The New South Wales Premier has defended the way police have interacted with young Indigenous people, despite a number of scathing reports in recent months by the Law Enforcement Conduct Commission (LECC) in relation to the policing of Aboriginal people in the state.
Chris Minns told the Guardian NSW police are not to blame for the disproportionate Indigenous incarceration rates in the state.
Speaking from Barwon, the premier said he was "concerned about the level of Aboriginal incarceration across the board" when asked if he was concerned about the policing of Indigenous people in regional NSW.
"That's a really complex problem that we have to try and solve," he said.
"We can't just put it all on the police's shoulders or blame the police, because often a whole series of things have gone wrong before there's an interaction between an Indigenous youth and a NSW police officer."
Of the 12,272 incarcerated offenders in NSW, 3,725 (30.4 per cent) are Aboriginal, according to the latest statistics from the NSW Bureau of Crime Statistics and Research.
More alarmingly, 54.8 per cent of all young people incarcerated identify as Aboriginal. Over 56 per cent of those youth inmates are incarcerated on remand.
The premier was addressing a spate of youth crime in regional areas of the state, saying he believed the police have "a really good idea" of how to handle crime and build community safety.
He stated his reluctance to hold a parliamentary inquiry into the issue.
"I'd rather just get on with it," he told the Guardian.
This sentiment was echoed by police minister, Yasmin Catley, who said an inquiry would only delay the action the government is implementing to help young people.
In recent months, a series of reports by the LECC have highlighted the actions of the NSW police, including coercing Indigenous children as young as ten to participate in interviews against legal advice and not wearing body-worn video (BWV).
Ofnthe failure to observe a person's right to silence, the LECC was scathing: "In 2004 and 2005 the NSW Police Force issued protocols instructing police how to properly deal with a young person who declines an interview," they said in a report.
"These protocols appear to have been forgotten and are no longer in use."
At the time, the Aboriginal Legal Service NSW/ACT said the right to silence was a fundamental principle of the Australian legal system, which was routinely being violated.
Indigenous and legal groups have been critical of police interactions with Indigenous people in the state; only exacerbated after NSW Police commissioner Karen Webb told the LECC that making NSW police officers responsible for addressing Closing the Gap targets would lead to "competing duties".
This despite statistics highlighting Indigenous people were 20.4 per cent more likely to be refused bail, even "after accounting for other relevant case characteristics," between 2019 and 2022.
Aboriginal people also made up 46 per cent of all adults subject to warnings under consorting laws despite making up less than 3.5 per cent of the NSW population. Experts have argued this highlights over-policing for some communities over others.

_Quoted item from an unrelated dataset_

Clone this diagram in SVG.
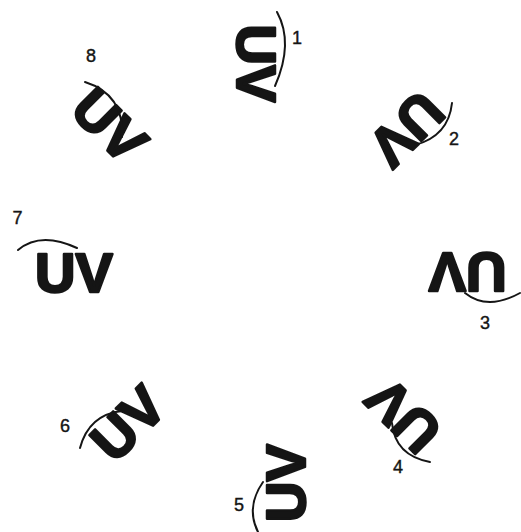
<svg xmlns="http://www.w3.org/2000/svg" width="521" height="532" viewBox="0 0 521 532">
<style>
.uv{font-family:"Liberation Sans",Arial,sans-serif;font-weight:bold;font-size:56px;fill:#151515;stroke:#151515;stroke-width:2.5;stroke-linejoin:round;text-anchor:middle}
.num{font-family:"Liberation Sans",Arial,sans-serif;font-size:18px;fill:#151515;stroke:#151515;stroke-width:0.4;text-anchor:middle}
.arc{fill:none;stroke:#151515;stroke-width:2;stroke-linecap:round}
</style>
<rect width="521" height="532" fill="#fff"/>
<g id="node1">
<text class="uv" transform="translate(256.5,63.5) rotate(90)" x="0" y="20">UV</text>
<text class="num" x="297" y="43.5">1</text>
</g>
<g id="node2">
<text class="uv" transform="translate(407,129.5) rotate(135)" x="0" y="20">UV</text>
<text class="num" x="454" y="144.5">2</text>
</g>
<g id="node3">
<text class="uv" transform="translate(467.5,273) rotate(180)" x="0" y="20">UV</text>
<text class="num" x="485" y="328.5">3</text>
</g>
<g id="node4">
<text class="uv" transform="translate(403,416) rotate(225)" x="0" y="20">UV</text>
<text class="num" x="398" y="472.5">4</text>
</g>
<g id="node5">
<text class="uv" transform="translate(285,483) rotate(270)" x="0" y="20">UV</text>
<text class="num" x="239" y="510.5">5</text>
</g>
<g id="node6">
<text class="uv" transform="translate(127.5,423) rotate(315)" x="0" y="20">UV</text>
<text class="num" x="65" y="431.5">6</text>
</g>
<g id="node7">
<text class="uv" transform="translate(74,272)" x="0" y="20">UV</text>
<text class="num" x="17.5" y="223.5">7</text>
</g>
<g id="node8">
<text class="uv" transform="translate(110,125) rotate(45)" x="0" y="20">UV</text>
<text class="num" x="91" y="61.5">8</text>
</g>
<g id="connectors">
<path class="arc" d="M277,12 Q294,43 275,86"/>
<path class="arc" d="M452,103 Q448.5,136 415,145"/>
<path class="arc" d="M520,293 Q487.5,311 465,293"/>
<path class="arc" d="M392,423 Q395,455.5 430,462"/>
<path class="arc" d="M263,482 Q245.5,507 258,532"/>
<path class="arc" d="M80,448 Q89,414.5 122,411"/>
<path class="arc" d="M18,250 Q40.5,231 77,248"/>
<path class="arc" d="M85,82 Q124.5,94.5 122,137"/>
</g>
</svg>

One lawyer told National Indigenous Times at the time commissioner Webb's comments were "outrageous," whilst the LECC said the commissioner's views "may explain the contrast" between the goals the NSW Police has stated publicly about improving their relationship with the state's First Nations' people and "the evidence of Aboriginal over-representation in NSW Police Force policing interactions".
The Redfern Legal Centre (RLC) previously obtained data which showed NSW police use force against First Nations people at a vastly disproportionate rate.
"First Nations people were involved in about 45 per cent of the use of force incidents," RLC police accountability lawyer, Samantha Lee, said.
"The NSW police have a systemic problem that requires a systemic solution."
She has called for an inquiry into the police's use of force.
In recent months, a NSW police officer has been found guilty of assault occasioning actual bodily harm of a Aboriginal teenager - with his employment currently being reviewed, whilst another officer has been placed on restricted duties whilst his conduct is probed after he performed a leg sweep on a handcuffed and disabled 18-year old Indigenous man.